New Delhi - The finance ministry will kick off budgetary exercise for 2019-20 from next week and hold the first meeting with ministries of steel, power, and housing and urban development to finalise revised expenditure for the current fiscal and projections for the next financial year.
In view of the upcoming General Elections, the government will come out with interim Budget also referred as Vote-on-Account, likely on February 1, 2019.
The Expenditure Secretary will hold discussions to finalise Revised Estimate (RE) 2018-19 and Budget Estimate (BE) 2019-20 in respect of the Grants/Appropriations, according to a notification of the Budget Division of the Finance Ministry.
A series of meetings with different ministries and department will commence from October 12 and continue till November 16. On the concluding day, Railways and Petroleum and Natural Gas Ministry will hold discussion.
It would also be the last budget of the BJP-led NDA government before the 2019 general elections.
Finance Minister Arun Jaitley will present his 6th consecutive Budget with 2019 being Vote-on-Account.
As per practice a Vote-on-Account or approval for essential government spending for a limited period is taken in an election year and a full-fledged budget presented by the new government. While P. Chidambaram had presented the previous UPA government's Vote-on-Account in February 2014, Jaitley had presented a full budget in July that year.
Narendra Modi-led government scrapped a colonial-era tradition of presenting the budget at the end of February. Jaitley had for the first time presented the annual accounts on February 1, 2017.
With the preponement of budget, ministries are now allocated their budgeted funds from the start of the financial year beginning April.
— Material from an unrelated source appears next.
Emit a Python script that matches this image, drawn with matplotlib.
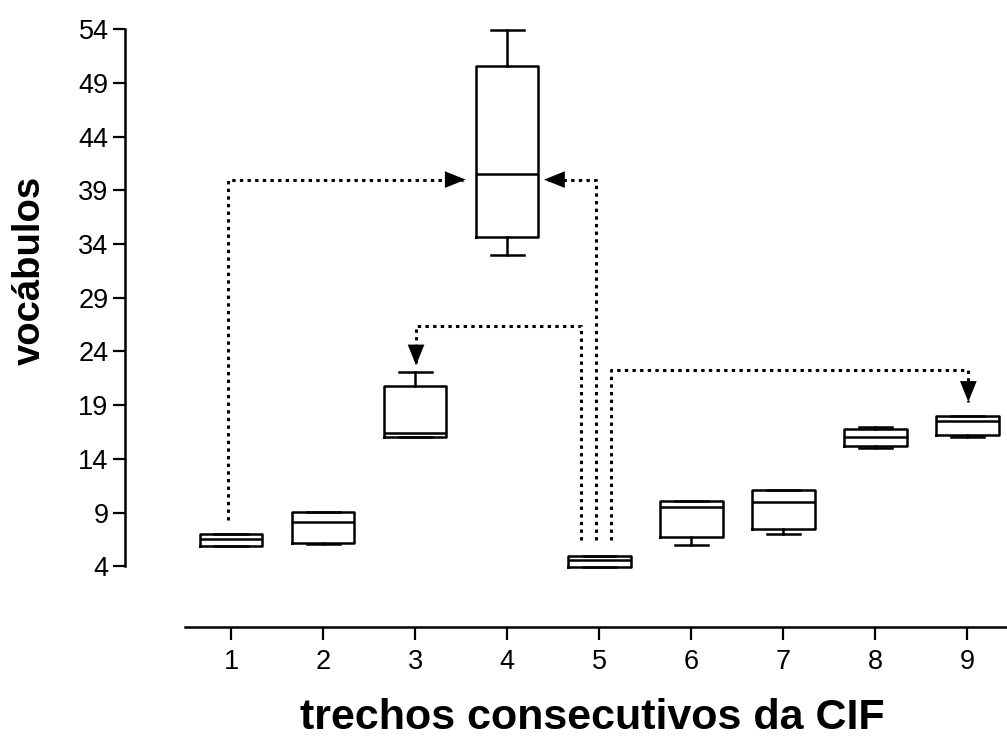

This gives government departments more leeway to spend as well as allow companies time to adapt to business and taxation plans.
Previously, when the budget was presented at the end of February, the three-stage Parliament approval process used to get completed some time in mid-May, weeks ahead of onset of monsoon rains. This meant government departments would start spending on projects only from August-end or September, after the monsoon season ended.